# MATERIAL PROVIDED start

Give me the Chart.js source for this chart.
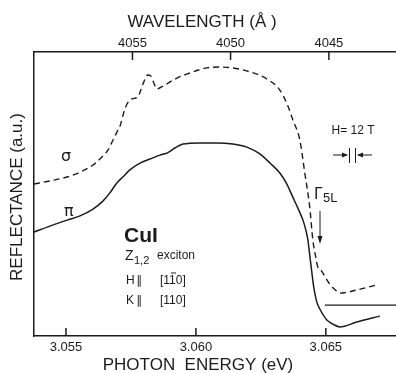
<!DOCTYPE html>
<html>
<head>
<meta charset="utf-8">
<script src="https://cdn.jsdelivr.net/npm/chart.js@4.4.0/dist/chart.umd.min.js"></script>
<style>
    html, body { margin: 0; padding: 0; background: #fff; }
    #wrap { width: 396px; height: 373px; }
</style>
</head>
<body>
<div id="wrap"><canvas id="reflChart" width="396" height="373"></canvas></div>
<script>
const HC = 12398.4; // eV * Angstrom
const INK = '#1b1b1b';

// sigma polarisation (dashed curve)
const sigmaEnergy = [3.05377, 3.05438, 3.05504, 3.05554, 3.05604, 3.05638, 3.05662, 3.05681, 3.05696, 3.05708,
    3.05723, 3.05735, 3.05754, 3.05777, 3.05796, 3.05815, 3.05827, 3.05838, 3.0585, 3.05873,
    3.05927, 3.05977, 3.06042, 3.06092, 3.06142, 3.06208, 3.06273, 3.06323, 3.06354, 3.06373,
    3.064, 3.06419, 3.06438, 3.0645, 3.06462, 3.06469, 3.06481, 3.06488, 3.06515, 3.06542,
    3.06554, 3.06619, 3.06696];
const sigmaRefl = [53.5, 54.6, 56.0, 57.7, 60.2, 63.0, 65.5, 69.0, 71.8, 73.9,
    78.9, 81.7, 83.5, 84.2, 88.7, 91.9, 91.5, 89.1, 87.0, 88.0,
    90.8, 92.6, 94.4, 94.7, 94.4, 93.0, 90.5, 86.6, 81.0, 76.1,
    69.0, 57.4, 45.4, 33.8, 27.5, 24.3, 23.2, 22.2, 18.3, 15.8,
    15.1, 16.2, 18.0];

// pi polarisation (solid curve)
const piEnergy = [3.05377, 3.05438, 3.05504, 3.05554, 3.05604, 3.05642, 3.05669, 3.05696, 3.05719, 3.05746,
    3.05785, 3.05823, 3.05862, 3.05888, 3.05919, 3.0595, 3.06015, 3.06081, 3.06142, 3.06196,
    3.06246, 3.06285, 3.06323, 3.0635, 3.06373, 3.06392, 3.06412, 3.06423, 3.06431, 3.06438,
    3.06446, 3.06454, 3.06465, 3.06477, 3.06504, 3.06527, 3.06554, 3.06619, 3.06708];
const piRefl = [36.6, 38.7, 40.8, 42.3, 44.7, 47.5, 50.4, 53.9, 56.0, 58.5,
    60.9, 62.3, 63.7, 64.4, 66.2, 67.6, 68.0, 68.0, 67.6, 66.5,
    64.1, 60.9, 57.4, 53.5, 48.9, 45.1, 40.8, 37.3, 33.8, 28.5,
    22.5, 16.9, 12.0, 9.5, 5.6, 4.2, 3.2, 4.9, 7.0];

// flat reference level at the right
const baseEnergy = [3.06496, 3.0677];
const baseRefl = [10.9, 10.9];

const energyTicks = [3.055, 3.060, 3.065];
const wavelengthTicks = [4055, 4050, 4045];

const E_MIN = 3.05377;
const E_MAX = 3.0677;

function toXY(xs, ys) {
    return xs.map((x, i) => ({ x: x, y: ys[i] }));
}

function line(ctx, x1, y1, x2, y2) {
    ctx.beginPath();
    ctx.moveTo(x1, y1);
    ctx.lineTo(x2, y2);
    ctx.stroke();
}

// tick marks pointing into the plot
const innerTicks = {
    id: 'innerTicks',
    afterDraw(chart) {
        const ctx = chart.ctx;
        const area = chart.chartArea;
        ctx.save();
        ctx.strokeStyle = INK;
        ctx.lineWidth = 1.5;
        chart.scales.x.ticks.forEach(t => {
            const px = chart.scales.x.getPixelForValue(t.value);
            line(ctx, px, area.bottom, px, area.bottom - 8);
        });
        chart.scales.x2.ticks.forEach(t => {
            const px = chart.scales.x2.getPixelForValue(t.value);
            line(ctx, px, area.top, px, area.top + 8);
        });
        ctx.restore();
    }
};

// axis titles and labels written on the figure
const notes = {
    id: 'notes',
    afterDraw(chart) {
        const ctx = chart.ctx;
        ctx.save();
        ctx.fillStyle = INK;
        ctx.strokeStyle = INK;
        ctx.textBaseline = 'middle';

        // axis titles (placed off-centre, as in the original)
        ctx.textAlign = 'center';
        ctx.font = '17px "Liberation Sans"';
        ctx.fillText('WAVELENGTH (\u00c5 )', 202, 22);
        ctx.fillText('PHOTON  ENERGY (eV)', 198, 365);
        ctx.save();
        ctx.translate(17, 197);
        ctx.rotate(-Math.PI / 2);
        ctx.fillText('REFLECTANCE (a.u.)', 0, 0);
        ctx.restore();

        ctx.textAlign = 'left';
        ctx.font = '16px "DejaVu Sans"';
        ctx.fillText('\u03c3', 61, 157);
        ctx.fillText('\u03c0', 64, 212);

        // field
        ctx.textAlign = 'center';
        ctx.font = '12px "Liberation Sans"';
        ctx.fillText('H= 12 T', 353, 131);
        ctx.lineWidth = 1;
        line(ctx, 333, 155, 347, 155);
        line(ctx, 358, 155, 372, 155);
        line(ctx, 349.5, 148, 349.5, 163);
        line(ctx, 355.5, 148, 355.5, 163);
        ctx.beginPath();
        ctx.moveTo(348, 155); ctx.lineTo(342, 152.5); ctx.lineTo(342, 157.5); ctx.closePath(); ctx.fill();
        ctx.beginPath();
        ctx.moveTo(357, 155); ctx.lineTo(363, 152.5); ctx.lineTo(363, 157.5); ctx.closePath(); ctx.fill();

        // Gamma 5L marker
        ctx.textAlign = 'left';
        ctx.font = '15px "DejaVu Sans"';
        ctx.fillText('\u0393', 314, 195);
        ctx.font = '13px "Liberation Sans"';
        ctx.fillText('5L', 323, 198);
        line(ctx, 320, 211, 320, 240);
        ctx.beginPath();
        ctx.moveTo(320, 244); ctx.lineTo(317.5, 236); ctx.lineTo(322.5, 236); ctx.closePath(); ctx.fill();

        // sample info
        ctx.font = 'bold 21px "Liberation Sans"';
        ctx.fillText('CuI', 124, 236);
        ctx.font = '14px "Liberation Sans"';
        ctx.fillText('Z', 125, 256);
        ctx.font = '11px "Liberation Sans"';
        ctx.fillText('1,2', 134, 261);
        ctx.font = '12px "Liberation Sans"';
        ctx.fillText('exciton', 157, 256);

        ctx.font = '12px "Liberation Sans"';
        ctx.fillText('H', 126, 281);
        ctx.fillText('K', 126, 301);
        ctx.font = '12px "DejaVu Sans"';
        ctx.fillText('\u2225', 136, 281);
        ctx.fillText('\u2225', 136, 301);
        ctx.font = '12px "Liberation Sans"';
        ctx.fillText('[110]', 160, 281);
        ctx.fillText('[110]', 160, 301);
        ctx.lineWidth = 1;
        line(ctx, 171, 273, 176, 273);
        ctx.restore();
    }
};

const axisFont = { family: '"Liberation Sans"', size: 13 };

const ctx = document.getElementById('reflChart').getContext('2d');
new Chart(ctx, {
    type: 'line',
    data: {
        datasets: [{
            label: 'sigma',
            data: toXY(sigmaEnergy, sigmaRefl),
            borderColor: INK,
            borderWidth: 1.4,
            borderDash: [6, 4],
            pointRadius: 0,
            cubicInterpolationMode: 'monotone'
        }, {
            label: 'pi',
            data: toXY(piEnergy, piRefl),
            borderColor: INK,
            borderWidth: 1.5,
            pointRadius: 0,
            cubicInterpolationMode: 'monotone'
        }, {
            label: 'base',
            data: toXY(baseEnergy, baseRefl),
            borderColor: INK,
            borderWidth: 1.2,
            pointRadius: 0
        }]
    },
    options: {
        responsive: false,
        animation: false,
        devicePixelRatio: 1,
        layout: { padding: 0 },
        plugins: {
            legend: { display: false },
            tooltip: { enabled: false }
        },
        scales: {
            x: {
                type: 'linear',
                position: 'bottom',
                min: E_MIN,
                max: E_MAX,
                afterBuildTicks: s => { s.ticks = energyTicks.map(v => ({ value: v })); },
                afterFit: s => { s.height = 37; },
                ticks: {
                    callback: v => v.toFixed(3),
                    font: axisFont,
                    color: INK,
                    padding: 4,
                    maxRotation: 0,
                    autoSkip: false
                },
                grid: { display: false, drawTicks: false, tickLength: 0 },
                border: { display: true, color: INK, width: 1.5 }
            },
            x2: {
                type: 'linear',
                axis: 'x',
                position: 'top',
                min: E_MIN,
                max: E_MAX,
                afterBuildTicks: s => { s.ticks = wavelengthTicks.map(w => ({ value: HC / w })); },
                afterFit: s => { s.height = 52; },
                ticks: {
                    callback: (v, i) => String(wavelengthTicks[i]),
                    font: axisFont,
                    color: INK,
                    padding: 1,
                    maxRotation: 0,
                    autoSkip: false
                },
                grid: { display: false, drawTicks: false, tickLength: 0 },
                border: { display: true, color: INK, width: 1.5 }
            },
            y: {
                min: 0,
                max: 100,
                afterFit: s => { s.width = 34; },
                ticks: { display: false },
                grid: { display: false, drawTicks: false, tickLength: 0 },
                border: { display: true, color: INK, width: 1.5 }
            }
        }
    },
    plugins: [innerTicks, notes]
});
</script>
</body>
</html>
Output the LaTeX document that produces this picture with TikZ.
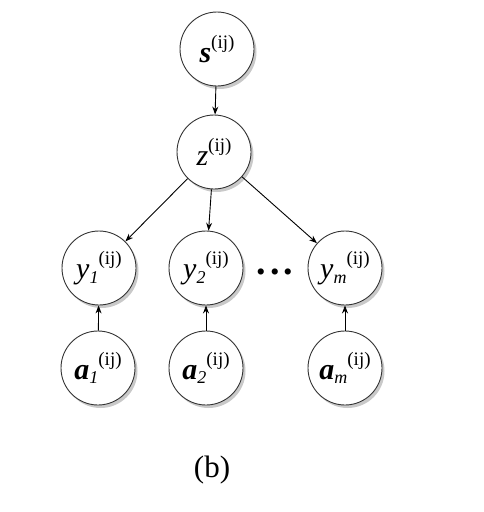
\documentclass[tikz,border=0pt]{standalone}
\usepackage{fontspec}
\setmainfont{Liberation Serif}
\usetikzlibrary{arrows.meta,shadows}
\newcommand\vsub[1]{\raisebox{-0.35ex}{\fontsize{18}{18}\selectfont\textit{#1}}}
\newcommand\vsup{\raisebox{1.0ex}{\fontsize{19}{19}\selectfont(ij)}}
\begin{document}
\begin{tikzpicture}[x=1pt,y=-1pt,
  var/.style={circle,draw=black!80,line width=0.9pt,fill=white,minimum size=74pt,inner sep=0pt,
    font=\fontsize{30}{30}\selectfont,
    drop shadow={shadow xshift=2.5pt,shadow yshift=-3pt,fill=black!30,opacity=0.7}},
  conn/.style={draw=black,line width=0.9pt,-{Stealth[length=8pt,width=6pt]}}]
\useasboundingbox (0,0) rectangle (484,512);
\node[var] (s) at (217,49) {\textbf{\textit{s}}\vsup};
\node[var] (z) at (214,152) {\textit{z}\vsup};
\node[var] (y1) at (99,268) {\textit{y}\vsub{1}\vsup};
\node[var] (y2) at (206,268) {\textit{y}\vsub{2}\vsup};
\node[var] (ym) at (345,268) {\textit{y}\vsub{m}\vsup};
\node[var] (a1) at (98,368) {\textbf{\textit{a}}\vsub{1}\vsup};
\node[var] (a2) at (206,368) {\textbf{\textit{a}}\vsub{2}\vsup};
\node[var] (am) at (345,368) {\textbf{\textit{a}}\vsub{m}\vsup};
\node[font=\fontsize{38}{38}\selectfont\bfseries] (dots) at (275,272) {.\hspace{4pt}.\hspace{4pt}.};
\node[font=\fontsize{31}{31}\selectfont] (lbl) at (212,470) {(b)};
\draw[conn] (s) -- (z);
\draw[conn] (z) -- (y1);
\draw[conn] (z) -- (y2);
\draw[conn] (z) -- (ym);
\draw[conn] (a1) -- (y1);
\draw[conn] (a2) -- (y2);
\draw[conn] (am) -- (ym);
\end{tikzpicture}
\end{document}
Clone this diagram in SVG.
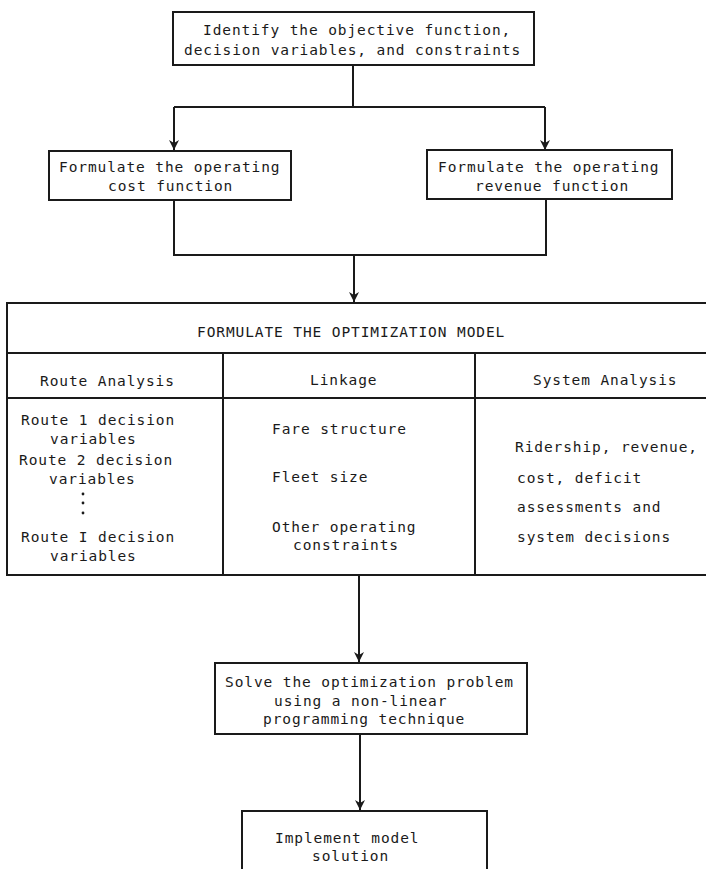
<svg xmlns="http://www.w3.org/2000/svg" width="706" height="869" viewBox="0 0 706 869">
<style>
.box{fill:#fff;stroke:#1a1a1a;stroke-width:2}
.ln{fill:none;stroke:#1a1a1a;stroke-width:2}
text{font-family:"DejaVu Sans Mono","Liberation Mono",monospace;font-size:14.5px;letter-spacing:0.9px;fill:#1a1a1a}
</style>
<defs>
<marker id="arr" markerUnits="userSpaceOnUse" markerWidth="10" markerHeight="10" refX="10" refY="5" orient="auto">
<path d="M0,0 L10,5 L0,10 L3,5 z" fill="#1a1a1a"/>
</marker>
</defs>
<rect width="706" height="869" fill="#fff"/>
<g id="connectors">
<path class="ln" d="M353,65 V107"/>
<path class="ln" d="M174,107 H545"/>
<path class="ln" d="M174,107 V150" marker-end="url(#arr)"/>
<path class="ln" d="M545,107 V150" marker-end="url(#arr)"/>
<path class="ln" d="M174,200 V255 H546 V199"/>
<path class="ln" d="M354,255 V302" marker-end="url(#arr)"/>
<path class="ln" d="M359,575 V662" marker-end="url(#arr)"/>
<path class="ln" d="M360,734 V810" marker-end="url(#arr)"/>
</g>
<g id="identify">
<rect class="box" x="173" y="12" width="361" height="53"/>
<text x="203" y="35">Identify the objective function,</text>
<text x="184" y="55">decision variables, and constraints</text>
</g>
<g id="cost">
<rect class="box" x="49" y="151" width="242" height="49"/>
<text x="59" y="172">Formulate the operating</text>
<text x="108" y="191">cost function</text>
</g>
<g id="revenue">
<rect class="box" x="427" y="150" width="245" height="49"/>
<text x="438" y="172">Formulate the operating</text>
<text x="475" y="191">revenue function</text>
</g>
<g id="model">
<rect class="box" x="7" y="303" width="720" height="272"/>
<path class="ln" d="M7,353 H727 M7,398 H727 M223,353 V575 M475,353 V575"/>
<text x="197" y="337">FORMULATE THE OPTIMIZATION MODEL</text>
<text x="40" y="386">Route Analysis</text>
<text x="310" y="385">Linkage</text>
<text x="533" y="385">System Analysis</text>
<text x="21" y="425">Route 1 decision</text>
<text x="50" y="444">variables</text>
<text x="19" y="465">Route 2 decision</text>
<text x="49" y="484">variables</text>
<circle cx="83" cy="494" r="1.4" fill="#1a1a1a"/>
<circle cx="83" cy="503" r="1.4" fill="#1a1a1a"/>
<circle cx="83" cy="513" r="1.4" fill="#1a1a1a"/>
<text x="21" y="542">Route I decision</text>
<text x="50" y="561">variables</text>
<text x="272" y="434">Fare structure</text>
<text x="272" y="482">Fleet size</text>
<text x="272" y="532">Other operating</text>
<text x="293" y="550">constraints</text>
<text x="515" y="452">Ridership, revenue,</text>
<text x="517" y="483">cost, deficit</text>
<text x="517" y="512">assessments and</text>
<text x="517" y="542">system decisions</text>
</g>
<g id="solve">
<rect class="box" x="215" y="663" width="312" height="71"/>
<text x="225" y="687">Solve the optimization problem</text>
<text x="274" y="706">using a non-linear</text>
<text x="263" y="724">programming technique</text>
</g>
<g id="implement">
<rect class="box" x="242" y="811" width="245" height="70"/>
<text x="275" y="843">Implement model</text>
<text x="312" y="861">solution</text>
</g>
</svg>
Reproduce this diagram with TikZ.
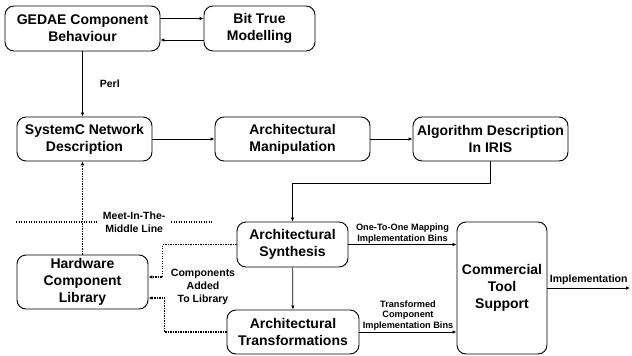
\documentclass[tikz,border=0pt]{standalone}
\usepackage{fontspec}
\setmainfont{Liberation Sans}
\usetikzlibrary{arrows.meta,positioning,calc}

\begin{document}
\begin{tikzpicture}[
  x=1pt,y=-1pt,
  font=\bfseries,
  block/.style={draw,line width=0.9pt,rounded corners=9pt,fill=white,align=center,
    inner sep=0pt,font=\bfseries\fontsize{14}{17}\selectfont},
  flow/.style={-{Latex[length=4pt,width=3.5pt]},line width=0.7pt},
  dotflow/.style={flow,line width=1.1pt,dash pattern=on 1.1pt off 1.4pt},
  lab/.style={font=\bfseries\fontsize{10.5}{13}\selectfont,align=center,inner sep=1pt},
  binlab/.style={font=\bfseries\fontsize{9.2}{10.8}\selectfont,align=center,inner sep=1pt}
]
\useasboundingbox (0,0) rectangle (632,356);
\node[block,minimum width=155pt,minimum height=45pt] (gedae) at (82.5,28.5) {GEDAE Component\\Behaviour};
\node[block,minimum width=111pt,minimum height=45pt] (bit) at (259.5,28.5) {Bit True\\Modelling};
\node[block,minimum width=135pt,minimum height=44pt] (sysc) at (84.5,139) {SystemC Network\\Description};
\node[block,minimum width=155pt,minimum height=44pt] (manip) at (292.5,139) {Architectural\\Manipulation};
\node[block,minimum width=155pt,minimum height=44pt] (iris) at (490.5,139) {Algorithm Description\\In IRIS};
\node[block,minimum width=111pt,minimum height=45pt] (synth) at (292.5,244.5) {Architectural\\Synthesis};
\node[block,minimum width=132pt,minimum height=44pt] (trans) at (293,332) {Architectural\\Transformations};
\node[block,minimum width=90pt,minimum height=132pt] (tool) at (502,288) {Commercial\\Tool\\Support};
\node[block,minimum width=131pt,minimum height=54pt] (hwlib) at (82.5,282) {Hardware\\Component\\Library};
\coordinate (out) at (630,288);
\coordinate (mL) at (16,222);
\coordinate (mR) at (213,222);
\draw[flow] ([yshift=10pt]gedae.east) -- ([yshift=10pt]bit.west);
\draw[flow] ([yshift=-11.5pt]bit.west) -- ([yshift=-11.5pt]gedae.east);
\draw[flow] (gedae.south) -- node[lab,right=16pt] {Perl} (gedae.south |- sysc.north);
\draw[flow] (sysc) -- (manip);
\draw[flow] (manip) -- (iris);
\draw[flow] (iris.south) -- ++(0,22) -| (synth.north);
\draw[flow] (synth) -- (trans);
\draw[flow] (synth.east) -- node[binlab,above] {One-To-One Mapping\\Implementation Bins} (synth.east -| tool.west);
\draw[flow] (trans.east) -- node[binlab,above] {Transformed\\Component\\Implementation Bins} (trans.east -| tool.west);
\draw[flow] (tool.east |- out) -- node[lab,above=2pt] {Implementation} (out);
% meet-in-the-middle line and the library feedback
\draw[dotflow] (hwlib.north) -- (hwlib.north |- sysc.south);
\draw[dotflow,-] (mL) -- node[lab,pos=0.6,fill=white,inner xsep=6pt] {Meet-In-The-\\Middle Line} (mR);
\draw[dotflow] (synth.west) -- ++(-74,0) |- ([yshift=5pt]hwlib.east);
\draw[dotflow] (trans.west) -- ++(-62,0) |- ([yshift=-16pt]hwlib.east);
\node[lab] (added) at (203,287) {Components\\Added\\To Library};
\end{tikzpicture}
\end{document}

# MATERIAL PROVIDED end

## EXERCISE DIRECTIONS
Restate only the lines running from the start of the material above through the line containing "const INK = '#1b1b1b';", ends included. No pictures.

## TASK SOLUTION
Give me the Chart.js source for this chart.
<!DOCTYPE html>
<html>
<head>
<meta charset="utf-8">
<script src="https://cdn.jsdelivr.net/npm/chart.js@4.4.0/dist/chart.umd.min.js"></script>
<style>
    html, body { margin: 0; padding: 0; background: #fff; }
    #wrap { width: 396px; height: 373px; }
</style>
</head>
<body>
<div id="wrap"><canvas id="reflChart" width="396" height="373"></canvas></div>
<script>
const HC = 12398.4; // eV * Angstrom
const INK = '#1b1b1b';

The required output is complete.